Brontë’s fears about compatibility proved to be no more than customary premarital jitters. “My husband is not a poet or a poetical man—and one of my grand doubts before marriage was about ‘congenial tastes’ and so on,” Brontë wrote during her honeymoon, having realized that Nicholls offered a connection that was “a thousand times better than any half sort of psuedo sympathy” (Charlotte Brontë to Catherine Winkworth, July 27, 1854; in The Letters of Charlotte Brontë, vol. 3, pp. 279-280). If Brontë was personally happy in her choice, she was equally happy to have provided assistance and companionship for her father through her marriage: “ ‘Papa has taken no duty since we returned; and each time I see Mr. Nicholls put on gown or surplice, I feel comforted to think that this marriage secured papa good aid in his old age’ ” (p. 448). Nicholls kept his promise “to comfort and sustain [Patrick’s] declining years,” (p. 444) living with him until his death in 1861.

Gaskell loads Brontë’s marriage with recuperative possibility and expresses the hope that “the slight astringencies of her character... would turn to full ripe sweetness in that calm sunshine of domestic peace” (p. 447). Brontë saw things similarly, if more pragmatically and with less certainty. “If true domestic happiness replace Fame—the exchange <is> will indeed be for the better,” she told her former teacher, Margaret Wooler, shortly after marriage. Significantly, Brontë struck through the more certain, present-tense verb, “is,” and replaced it with the conditional “will be” (Charlotte Brontë to M. Wooler, September 19, 1854; in The Letters of Charlotte Brontë, vol. 3, p. 290). Gaskell edited out that sentence, although she included the rest of the letter in the Life. Brontë goes on to explain that her curate husband “ ‘often finds a little work for his wife to do, and I hope she is not sorry to help him.’ ” Brontë’s coy, but jarring, use of the third person to distinguish the role she plays as “wife” from her true self, casts doubt on the sincerity of her complacency when she adds, “ ‘I believe it is not bad for me that his bent should be so wholly towards matters of real life and active usefulness; so little inclined to the literary and contemplative’ ” (p. 449). Nicholls and Brontë did seem on the path to a truly companionate marriage. Significantly, Brontë read aloud to him an unfinished novel she was working on, a practice she shared with no one but her sisters. “As to my husband,” she wrote to a friend just before her death, “my heart is knit to him” (Charlotte Brontë to Amelia Taylor, February 1855; in The Letters of Charlotte Brontë, vol. 3, p. 327).

Patrick Brontë

The portrait of Brontë’s father that emerges from the Life is one of public benefactor and domestic tyrant. While Gaskell extols Patrick’s “diligent” attention to his parishioners in his role as Haworth’s perpetual curate, his tolerance of nonconformists, and a freedom from dogmatism that enables him “fearlessly” to take “whatever side in local or national politics appeared to him right,” it is hard to view these laudable qualities through the dense fog of anecdote cataloguing his “volcanic wrath.” Most of these details, such as his burning his children’s colored boots and slashing his wife’s silk gown because he thought them too “gay and luxurious,” were provided by an unreliable source and omitted, at Patrick’s request, in the revised third edition of the Life. Gaskell attributes Patrick’s peculiarities, such as his alleged propensity to work off his rage by “firing pistols out of the back-door in rapid succession,” to his “passionate, Irish nature,” and insists that she mentions these instances of “eccentricity in the father” not to “judge them,” but because they are necessary “for a right understanding of the life of his daughter” (pp. 45, 46).

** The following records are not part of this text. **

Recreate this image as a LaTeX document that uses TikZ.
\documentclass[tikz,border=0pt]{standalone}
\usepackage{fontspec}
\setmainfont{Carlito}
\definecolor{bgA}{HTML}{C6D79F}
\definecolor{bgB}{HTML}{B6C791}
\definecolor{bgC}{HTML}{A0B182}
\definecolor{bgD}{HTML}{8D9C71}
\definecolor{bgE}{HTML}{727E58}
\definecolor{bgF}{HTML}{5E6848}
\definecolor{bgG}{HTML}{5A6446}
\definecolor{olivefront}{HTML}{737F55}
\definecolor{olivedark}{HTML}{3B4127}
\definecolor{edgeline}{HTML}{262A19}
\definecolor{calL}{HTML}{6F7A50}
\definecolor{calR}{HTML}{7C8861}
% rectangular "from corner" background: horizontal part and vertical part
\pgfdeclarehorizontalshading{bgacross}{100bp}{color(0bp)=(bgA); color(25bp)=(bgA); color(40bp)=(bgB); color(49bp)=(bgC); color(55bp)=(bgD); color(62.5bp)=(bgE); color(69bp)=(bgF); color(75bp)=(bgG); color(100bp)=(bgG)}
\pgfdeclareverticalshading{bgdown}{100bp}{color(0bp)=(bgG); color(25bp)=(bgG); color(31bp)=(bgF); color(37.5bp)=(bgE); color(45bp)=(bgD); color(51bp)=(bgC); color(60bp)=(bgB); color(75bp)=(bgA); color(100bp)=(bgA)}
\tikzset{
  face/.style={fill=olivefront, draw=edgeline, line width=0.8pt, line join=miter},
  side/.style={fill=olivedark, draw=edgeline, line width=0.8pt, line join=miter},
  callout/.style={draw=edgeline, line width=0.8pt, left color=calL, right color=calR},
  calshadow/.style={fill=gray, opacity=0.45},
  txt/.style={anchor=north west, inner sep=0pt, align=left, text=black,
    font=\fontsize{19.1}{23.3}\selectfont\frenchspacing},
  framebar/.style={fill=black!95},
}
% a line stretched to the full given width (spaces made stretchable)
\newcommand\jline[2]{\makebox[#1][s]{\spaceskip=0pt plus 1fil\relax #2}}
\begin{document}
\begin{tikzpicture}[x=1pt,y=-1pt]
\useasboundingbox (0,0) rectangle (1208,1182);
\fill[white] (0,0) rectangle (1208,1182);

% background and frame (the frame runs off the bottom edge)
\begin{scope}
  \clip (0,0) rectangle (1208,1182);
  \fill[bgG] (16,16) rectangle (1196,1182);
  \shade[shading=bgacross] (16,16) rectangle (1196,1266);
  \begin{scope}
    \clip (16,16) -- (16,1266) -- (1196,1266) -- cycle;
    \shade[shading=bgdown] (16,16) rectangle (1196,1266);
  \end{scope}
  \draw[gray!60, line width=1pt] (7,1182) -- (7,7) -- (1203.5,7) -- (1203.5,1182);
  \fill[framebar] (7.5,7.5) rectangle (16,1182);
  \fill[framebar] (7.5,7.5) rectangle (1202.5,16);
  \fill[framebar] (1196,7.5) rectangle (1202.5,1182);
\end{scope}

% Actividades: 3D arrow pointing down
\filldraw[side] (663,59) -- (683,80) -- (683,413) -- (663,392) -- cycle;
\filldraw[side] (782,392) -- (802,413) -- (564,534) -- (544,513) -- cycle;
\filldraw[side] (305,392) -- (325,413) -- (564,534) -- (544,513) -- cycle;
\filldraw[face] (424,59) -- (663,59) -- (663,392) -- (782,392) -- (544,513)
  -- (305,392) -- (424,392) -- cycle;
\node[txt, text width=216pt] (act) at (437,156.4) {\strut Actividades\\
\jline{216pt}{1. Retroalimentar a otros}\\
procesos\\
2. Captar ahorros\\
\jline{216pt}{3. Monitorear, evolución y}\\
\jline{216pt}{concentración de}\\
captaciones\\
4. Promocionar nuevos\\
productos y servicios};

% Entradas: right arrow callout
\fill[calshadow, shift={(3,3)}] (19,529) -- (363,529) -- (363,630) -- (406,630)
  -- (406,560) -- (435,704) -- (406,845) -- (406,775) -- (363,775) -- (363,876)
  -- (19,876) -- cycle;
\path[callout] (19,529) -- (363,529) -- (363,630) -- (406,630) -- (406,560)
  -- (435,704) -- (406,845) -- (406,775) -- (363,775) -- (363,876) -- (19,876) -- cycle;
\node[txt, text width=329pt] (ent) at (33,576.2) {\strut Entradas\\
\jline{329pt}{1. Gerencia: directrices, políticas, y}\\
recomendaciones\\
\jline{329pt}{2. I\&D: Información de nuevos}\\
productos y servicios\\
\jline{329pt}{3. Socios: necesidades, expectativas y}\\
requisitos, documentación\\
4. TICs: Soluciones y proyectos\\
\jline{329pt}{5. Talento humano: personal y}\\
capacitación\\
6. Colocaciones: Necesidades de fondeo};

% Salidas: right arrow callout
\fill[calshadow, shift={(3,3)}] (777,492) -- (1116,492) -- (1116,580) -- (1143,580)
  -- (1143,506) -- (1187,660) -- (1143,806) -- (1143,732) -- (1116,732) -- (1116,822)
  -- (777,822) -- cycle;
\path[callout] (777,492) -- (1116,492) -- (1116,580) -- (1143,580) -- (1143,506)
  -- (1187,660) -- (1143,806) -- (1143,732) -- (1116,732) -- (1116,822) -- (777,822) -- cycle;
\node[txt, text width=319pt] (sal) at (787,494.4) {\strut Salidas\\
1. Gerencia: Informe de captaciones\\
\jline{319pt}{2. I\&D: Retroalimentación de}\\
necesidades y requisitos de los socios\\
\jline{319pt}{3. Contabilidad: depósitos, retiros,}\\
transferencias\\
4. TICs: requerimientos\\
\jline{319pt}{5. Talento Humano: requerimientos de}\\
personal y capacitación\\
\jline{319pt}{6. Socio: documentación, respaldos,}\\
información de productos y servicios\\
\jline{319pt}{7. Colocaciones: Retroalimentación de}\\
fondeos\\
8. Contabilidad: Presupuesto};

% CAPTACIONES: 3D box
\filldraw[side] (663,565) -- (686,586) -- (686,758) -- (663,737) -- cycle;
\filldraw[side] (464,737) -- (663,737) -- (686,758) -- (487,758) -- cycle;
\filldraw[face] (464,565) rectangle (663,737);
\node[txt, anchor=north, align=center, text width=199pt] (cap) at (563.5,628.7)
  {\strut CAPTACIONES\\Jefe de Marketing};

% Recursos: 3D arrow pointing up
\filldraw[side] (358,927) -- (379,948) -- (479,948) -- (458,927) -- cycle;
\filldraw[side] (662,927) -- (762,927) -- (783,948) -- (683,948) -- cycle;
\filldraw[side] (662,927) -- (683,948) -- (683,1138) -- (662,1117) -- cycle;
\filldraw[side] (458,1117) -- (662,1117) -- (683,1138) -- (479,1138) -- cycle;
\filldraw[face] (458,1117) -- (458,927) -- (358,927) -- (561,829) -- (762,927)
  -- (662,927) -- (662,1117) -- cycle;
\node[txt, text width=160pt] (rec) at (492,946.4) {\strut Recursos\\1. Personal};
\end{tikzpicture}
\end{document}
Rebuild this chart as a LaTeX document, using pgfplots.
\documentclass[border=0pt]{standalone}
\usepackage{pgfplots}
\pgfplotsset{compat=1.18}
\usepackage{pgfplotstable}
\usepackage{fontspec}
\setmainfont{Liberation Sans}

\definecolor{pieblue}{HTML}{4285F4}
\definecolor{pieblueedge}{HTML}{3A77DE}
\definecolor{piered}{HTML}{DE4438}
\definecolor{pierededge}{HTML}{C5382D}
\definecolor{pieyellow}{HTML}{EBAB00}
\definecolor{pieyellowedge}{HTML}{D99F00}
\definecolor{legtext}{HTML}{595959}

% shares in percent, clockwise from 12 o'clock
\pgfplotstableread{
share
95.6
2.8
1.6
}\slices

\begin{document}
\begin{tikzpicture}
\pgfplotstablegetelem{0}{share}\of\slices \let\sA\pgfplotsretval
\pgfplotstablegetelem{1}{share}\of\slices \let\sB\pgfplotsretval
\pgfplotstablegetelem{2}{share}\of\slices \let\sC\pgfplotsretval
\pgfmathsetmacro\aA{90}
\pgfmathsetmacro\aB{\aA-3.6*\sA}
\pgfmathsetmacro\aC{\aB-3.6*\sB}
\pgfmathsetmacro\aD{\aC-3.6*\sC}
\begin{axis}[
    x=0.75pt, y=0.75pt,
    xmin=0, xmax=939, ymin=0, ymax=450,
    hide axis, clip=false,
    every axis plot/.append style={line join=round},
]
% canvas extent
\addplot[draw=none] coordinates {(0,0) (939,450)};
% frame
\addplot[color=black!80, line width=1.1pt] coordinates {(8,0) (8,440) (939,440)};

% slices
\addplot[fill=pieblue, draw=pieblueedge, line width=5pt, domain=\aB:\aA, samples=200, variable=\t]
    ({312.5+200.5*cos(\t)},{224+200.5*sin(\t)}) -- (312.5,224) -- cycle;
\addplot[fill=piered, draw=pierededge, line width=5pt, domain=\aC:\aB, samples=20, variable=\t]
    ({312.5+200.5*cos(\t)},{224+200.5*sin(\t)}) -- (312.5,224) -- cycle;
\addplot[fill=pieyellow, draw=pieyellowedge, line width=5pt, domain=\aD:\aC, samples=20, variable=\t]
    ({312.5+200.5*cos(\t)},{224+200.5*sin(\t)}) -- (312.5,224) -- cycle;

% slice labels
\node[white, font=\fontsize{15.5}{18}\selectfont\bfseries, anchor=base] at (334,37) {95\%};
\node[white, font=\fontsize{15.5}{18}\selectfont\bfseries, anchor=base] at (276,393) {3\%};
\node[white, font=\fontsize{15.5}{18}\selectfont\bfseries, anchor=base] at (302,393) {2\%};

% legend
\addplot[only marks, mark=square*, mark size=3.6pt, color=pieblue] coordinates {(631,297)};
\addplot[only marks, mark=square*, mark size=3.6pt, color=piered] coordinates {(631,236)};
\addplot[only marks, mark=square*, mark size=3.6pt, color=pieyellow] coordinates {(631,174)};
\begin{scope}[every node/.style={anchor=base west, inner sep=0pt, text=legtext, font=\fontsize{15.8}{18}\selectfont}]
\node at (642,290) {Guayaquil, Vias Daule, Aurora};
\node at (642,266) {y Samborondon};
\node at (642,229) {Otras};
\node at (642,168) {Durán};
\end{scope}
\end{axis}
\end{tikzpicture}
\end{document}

But the Life is internally inconsistent on Patrick’s domestic character. His description in a letter of intervening as “ ‘arbitrator’ ” when the “ ‘little plays’ ” his children invented erupted into impassioned political debate (p. 49), his initiation of a game in which he offered his children masks to encourage them to speak their opinions more “ ‘boldly,’ ” and his own testimony that he discussed “the leading topics of the day” with his young daughter Maria “with as much freedom and pleasure as with any grown-up person” work to undermine Gaskell’s claim that Patrick was a “considerably restrained” father who was not “naturally fond of children” (pp. 37, 41).

Gaskell paints Patrick as a misanthropic and unsympathetic father who neglected his growing daughters’ health, education, and social needs. Patrick did see to it that all of his daughters were offered formal education in a period when it was not considered a right or a necessity. Furthermore, his unconventional approach to their education, whether through benign neglect, as Gaskell argues, or from a more active principle, worked to draw out Brontë’s talent. She was allowed unfettered access to Patrick’s library, and she was not barred from reading authors not considered appropriate fare for young women at the time. Among these was Lord Byron, whose version of Romanticism influenced Brontë greatly. The one area in which Patrick did exercise censorship was in burning his wife’s collection of the “Lady’s Magazines,” because they contained “foolish love stories” that he did not like his daughters to read (Charlotte Brontë to Hartley Coleridge, December 10, 1840; in The Letters of Charlotte Brontë, vol. 1, p. 240).